Time magazine ridiculed on Twitter over false child separation report

Time magazine was widely criticized Friday after it depicted immigrant family separation with a photoshopped cover of a girl who was never separated from her parents, and falsely reported that the girl was separated within the story.

The two-year-old Honduran child was photographed crying while her mother was being detained, but it was confirmed that she was never separated from her mother. Several people responded on Twitter to express their disgust with the cover and the story, and many called it “fake news.”


Others pointed out that Time might have instead done a cover about the poor conditions of detention facilities under the Obama administration.

“One of these TIME covers accurately depicts a president beside a photo of migrant children callously caged under his administration. The other is propaganda. You decide,” the tweet says accompanied by the Time magazine cover with Trump and one photoshopped with Obama.

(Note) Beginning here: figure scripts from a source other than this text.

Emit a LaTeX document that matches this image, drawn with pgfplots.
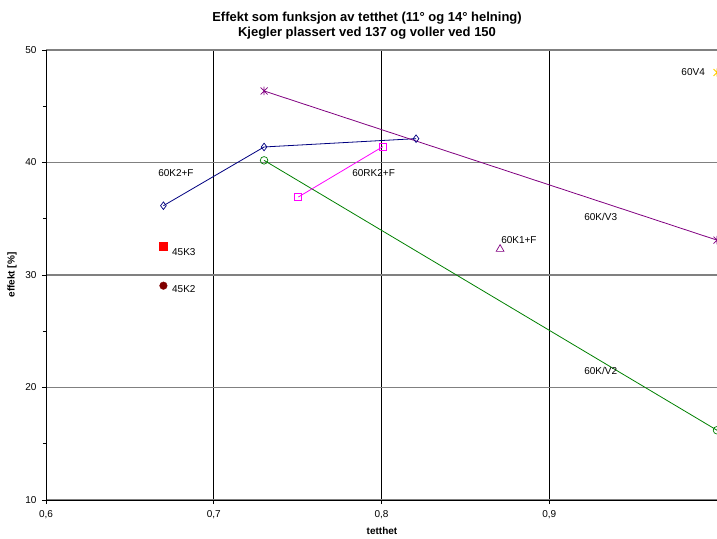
\documentclass[border=0pt]{standalone}
\usepackage{pgfplots}
\pgfplotsset{compat=1.18}
\usepackage{fontspec}
\setmainfont{Liberation Sans}
\definecolor{navyc}{RGB}{0,0,128}
\definecolor{purplec}{RGB}{128,0,128}
\definecolor{greenc}{RGB}{0,128,0}
\definecolor{magc}{RGB}{255,0,255}
\definecolor{redc}{RGB}{255,0,0}
\definecolor{darkredc}{RGB}{128,0,0}
\definecolor{yellowc}{RGB}{255,204,0}
\definecolor{gridgray}{RGB}{128,128,128}
\pgfdeclareplotmark{xstar}{%
  \pgfpathmoveto{\pgfqpoint{-\pgfplotmarksize}{-\pgfplotmarksize}}%
  \pgfpathlineto{\pgfqpoint{\pgfplotmarksize}{\pgfplotmarksize}}%
  \pgfpathmoveto{\pgfqpoint{-\pgfplotmarksize}{\pgfplotmarksize}}%
  \pgfpathlineto{\pgfqpoint{\pgfplotmarksize}{-\pgfplotmarksize}}%
  \pgfpathmoveto{\pgfqpoint{0pt}{-1.2\pgfplotmarksize}}%
  \pgfpathlineto{\pgfqpoint{0pt}{1.2\pgfplotmarksize}}%
  \pgfusepathqstroke}
\begin{document}
\begin{tikzpicture}[x=1pt,y=1pt]
\begin{axis}[
  at={(46pt,38pt)}, anchor=south west,
  scale only axis, width=671pt, height=450pt,
  xmin=0.6, xmax=1.0, ymin=10, ymax=50,
  axis x line=bottom, axis y line=left,
  axis line style={-, black, line width=0.9pt},
  xtick={0.6,0.7,0.8,0.9}, ytick={10,20,30,40,50},
  minor ytick={15,25,35,45},
  tick align=outside,
  major tick length=4pt, minor tick length=3pt,
  tick style={black, line width=0.7pt},
  xmajorgrids, ymajorgrids,
  x grid style={black, line width=0.8pt},
  y grid style={gridgray, line width=1.2pt},
  /pgf/number format/assume math mode=true,
  /pgf/number format/use comma,
  xticklabel style={/pgf/number format/fixed, /pgf/number format/precision=1, /pgf/number format/fixed zerofill, font=\fontsize{10}{12}\selectfont, yshift=-3pt},
  yticklabel style={font=\fontsize{10}{12}\selectfont, xshift=-2pt},
  clip=false,
]
\addplot[navyc, line width=0.8pt, mark=diamond, mark size=3.8pt, mark options={solid, fill=white, line width=0.7pt}]
  coordinates {(0.67,36.16) (0.730,41.38) (0.8206,42.12)};
\addplot[purplec, line width=0.8pt, mark=xstar, mark size=3.5pt, mark options={line width=0.7pt}]
  coordinates {(0.730,46.36) (1.0,33.1)};
\addplot[greenc, line width=0.8pt, mark=o, mark size=3.8pt, mark options={line width=0.7pt}]
  coordinates {(0.730,40.19) (1.0,16.2)};
\addplot[magc, line width=0.8pt, mark=square, mark size=3.5pt, mark options={fill=white, line width=0.7pt}]
  coordinates {(0.7504,36.93) (0.8008,41.41)};
\addplot[only marks, redc, mark=square*, mark size=3.8pt]
  coordinates {(0.67,32.58)};
\addplot[only marks, darkredc, mark=*, mark size=3.8pt]
  coordinates {(0.67,29.05)};
\addplot[only marks, purplec, mark=triangle, mark size=4.5pt, mark options={line width=0.7pt}]
  coordinates {(0.8707,32.3)};
\addplot[only marks, yellowc, mark=xstar, mark size=3.5pt, mark options={line width=0.8pt}]
  coordinates {(1.0,48.0)};
\begin{scope}[every node/.style={font=\fontsize{10}{12}\selectfont, anchor=west, inner sep=0pt}]
\node at (axis cs:0.6668,39.1) {60K2+F};
\node at (axis cs:0.7825,39.1) {60RK2+F};
\node at (axis cs:0.6751,32.0) {45K3};
\node at (axis cs:0.6751,28.75) {45K2};
\node at (axis cs:0.8713,33.1) {60K1+F};
\node at (axis cs:0.9787,48.0) {60V4};
\node at (axis cs:0.9208,35.2) {60K/V3};
\node at (axis cs:0.9208,21.5) {60K/V2};
\end{scope}
\end{axis}
\node[font=\bfseries\fontsize{13}{15.5}\selectfont, align=center] at (367,512.5) {Effekt som funksjon av tetthet (11° og 14° helning)\\Kjegler plassert ved 137 og voller ved 150};
\node[font=\bfseries\fontsize{10}{12}\selectfont] at (382,7) {tetthet};
\node[font=\bfseries\fontsize{10}{12}\selectfont, rotate=90] at (12,263) {effekt [\%]};
\pgfresetboundingbox
\path (0,0) rectangle (717,538);
\end{tikzpicture}
\end{document}
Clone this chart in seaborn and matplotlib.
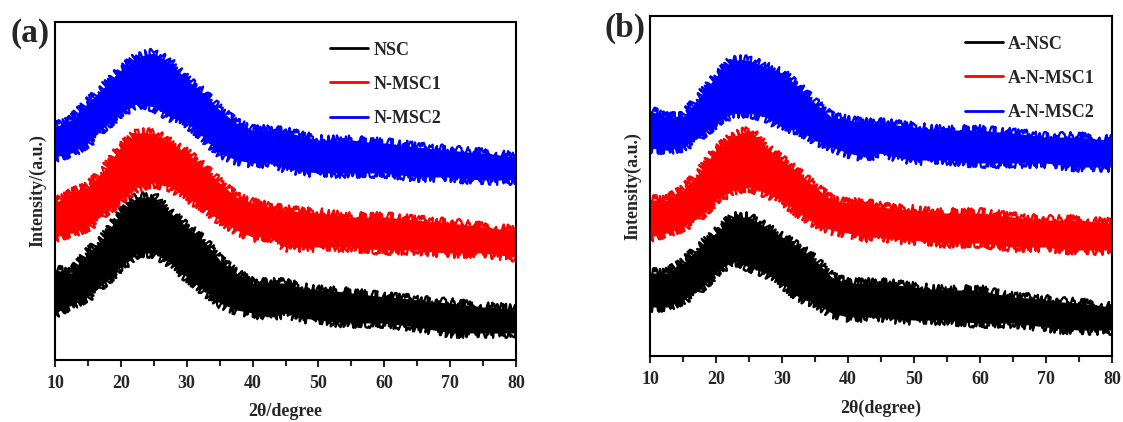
import matplotlib
matplotlib.use("Agg")
import matplotlib.pyplot as plt
import seaborn as sns

theta = [10, 12.5, 15, 17.5, 20, 22.5, 25, 27.5, 30, 32.5, 35, 37.5, 40, 42.5, 45,
         47.5, 50, 52.5, 55, 57.5, 60, 62.5, 65, 67.5, 70, 72.5, 75, 77.5, 80]

# panel (a): upper / lower edge of each noisy trace (arbitrary units)
nsc_hi = [90, 87, 107, 123, 147, 163, 163, 147, 133, 120, 100, 87, 77, 77, 77, 72, 70, 69, 67, 65, 63, 62, 60, 58, 57, 55, 53, 52, 50]
nsc_lo = [47, 55, 63, 77, 93, 107, 107, 97, 83, 70, 57, 50, 47, 43, 47, 42, 40, 38, 37, 37, 37, 35, 33, 30, 27, 27, 27, 27, 27]
nmsc1_hi = [157, 167, 173, 190, 213, 227, 227, 217, 207, 193, 177, 163, 157, 153, 150, 148, 147, 145, 143, 143, 143, 141, 140, 138, 137, 135, 133, 131, 130]
nmsc1_lo = [123, 127, 133, 147, 160, 173, 177, 173, 163, 153, 140, 130, 123, 123, 113, 113, 113, 113, 113, 111, 110, 110, 110, 108, 107, 107, 107, 105, 103]
nmsc2_hi = [233, 240, 257, 273, 290, 303, 307, 297, 280, 267, 250, 237, 230, 230, 228, 224, 220, 220, 220, 218, 217, 215, 213, 211, 210, 208, 207, 205, 203]
nmsc2_lo = [203, 207, 217, 233, 247, 257, 253, 243, 237, 223, 207, 200, 197, 197, 192, 189, 187, 187, 187, 187, 187, 185, 183, 183, 183, 181, 180, 180, 180]

# panel (b)
ansc_hi = [83, 83, 93, 109, 123, 139, 139, 129, 119, 109, 96, 79, 73, 73, 73, 71, 69, 67, 66, 66, 66, 62, 59, 58, 56, 54, 53, 51, 49]
ansc_lo = [49, 49, 56, 66, 83, 96, 89, 83, 73, 59, 53, 43, 39, 39, 39, 37, 36, 36, 36, 34, 33, 33, 33, 31, 29, 27, 26, 26, 26]
anmsc1_hi = [156, 156, 166, 183, 206, 219, 226, 209, 196, 183, 169, 156, 153, 153, 149, 147, 146, 144, 143, 143, 143, 141, 139, 137, 136, 136, 136, 134, 133]
anmsc1_lo = [119, 123, 129, 139, 156, 166, 169, 163, 156, 143, 133, 126, 123, 119, 119, 117, 116, 114, 113, 113, 113, 111, 109, 109, 109, 107, 106, 106, 106]
anmsc2_hi = [245, 239, 239, 259, 279, 296, 296, 289, 283, 269, 253, 239, 236, 233, 233, 231, 229, 227, 226, 226, 226, 224, 223, 221, 219, 219, 219, 217, 216]
anmsc2_lo = [208, 206, 209, 219, 233, 243, 243, 239, 229, 226, 216, 209, 203, 199, 203, 199, 196, 196, 196, 194, 193, 193, 193, 193, 193, 191, 189, 189, 189]

xticks = [10, 20, 30, 40, 50, 60, 70, 80]

sns.set_style("ticks")
plt.rcParams['font.family'] = ['Liberation Serif', 'DejaVu Serif']
plt.rcParams['font.weight'] = 'bold'

fig = plt.figure(figsize=(11.23, 4.22), dpi=100)
ax_a = fig.add_axes([0.049, 0.147, 0.4105, 0.801])
ax_b = fig.add_axes([0.5788, 0.1564, 0.4114, 0.8057])

# jagged look of the raw scan, as a drawing style on the band edges only
NOISE = (5, 2, 5)


def draw_panel(ax, series, ylim, xlabel, ylabel, tag, leg_x):
    for name, hi, lo, col in series:
        n0 = len(ax.lines)
        sns.lineplot(x=theta, y=hi, color=col, lw=1.6, label=name, ax=ax)
        sns.lineplot(x=theta, y=lo, color=col, lw=1.6, legend=False, ax=ax)
        for ln in ax.lines[n0:]:
            ln.set_sketch_params(*NOISE)
        ax.fill_between(theta, lo, hi, color=col, lw=0)
    ax.set_xlim(10, 80)
    ax.set_ylim(*ylim)
    ax.set_xticks(xticks)
    ax.set_xticks([15, 25, 35, 45, 55, 65, 75], minor=True)
    ax.set_yticks([])
    ax.tick_params(axis='x', which='major', direction='out', length=5, width=1.5, labelsize=13, pad=6)
    ax.tick_params(axis='x', which='minor', direction='out', length=4, width=1.5)
    for lab in ax.get_xticklabels():
        lab.set_fontweight('bold')
    for sp in ax.spines.values():
        sp.set_visible(True)
        sp.set_linewidth(1.5)
        sp.set_color('black')
    ax.set_xlabel(xlabel, fontsize=13, fontweight='bold', labelpad=8)
    ax.set_ylabel(ylabel, fontsize=13, fontweight='bold', labelpad=6)
    leg = ax.legend(loc='upper left', bbox_to_anchor=(leg_x, 0.99), frameon=False,
                    handlelength=2.1, handletextpad=0.3, labelspacing=0.95,
                    prop={'size': 13, 'weight': 'bold'})
    for line in leg.get_lines():
        line.set_linewidth(2.0)
        line.set_sketch_params(None)
    ax.text(-0.055, 0.965, tag, transform=ax.transAxes, fontsize=24, fontweight='bold',
            ha='center', va='center')


draw_panel(ax_a,
           [("NSC", nsc_hi, nsc_lo, 'black'),
            ("N-MSC1", nmsc1_hi, nmsc1_lo, 'red'),
            ("N-MSC2", nmsc2_hi, nmsc2_lo, 'blue')],
           (0, 338), "2\u03b8/degree", "Intensity/(a.u.)", "(a)", 0.561)
draw_panel(ax_b,
           [("A-NSC", ansc_hi, ansc_lo, 'black'),
            ("A-N-MSC1", anmsc1_hi, anmsc1_lo, 'red'),
            ("A-N-MSC2", anmsc2_hi, anmsc2_lo, 'blue')],
           (0, 340), "2\u03b8(degree)", "Intensity(a.u.)", "(b)", 0.646)

fig.savefig("out.png", dpi=100)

Others photoshopped the cover to depict a different image. One changed the cover from “Welcome to America” to instead say “Time… to hire a new researcher” or, “Welcome to fake news.”


Time Magazine issued a correction Friday, saying that their original report “misstated what happened.”

“The girl was not carried away screaming by U.S. Border Patrol agents; her mother picked her up and the two were taken away together,” the correction stated.

Despite it’s incorrect reporting, the magazine is still standing by its decision to feature her on the cover.

“[The photograph] became the most visible symbol of the ongoing immigration debate in America for a reason,” Time said in a statement. “Our cover and our reporting capture the stakes of this moment.”


The girl’s father, who is still back in Honduras with his three other children, confirmed to the Daily Mail that she and her mother are safer being detained in the U.S. than they were before.

“I know now that they are not in danger,” Denis Javier Varela Hernandez said of his wife and daughter. “They are safer now than when they were making that journey to the border.”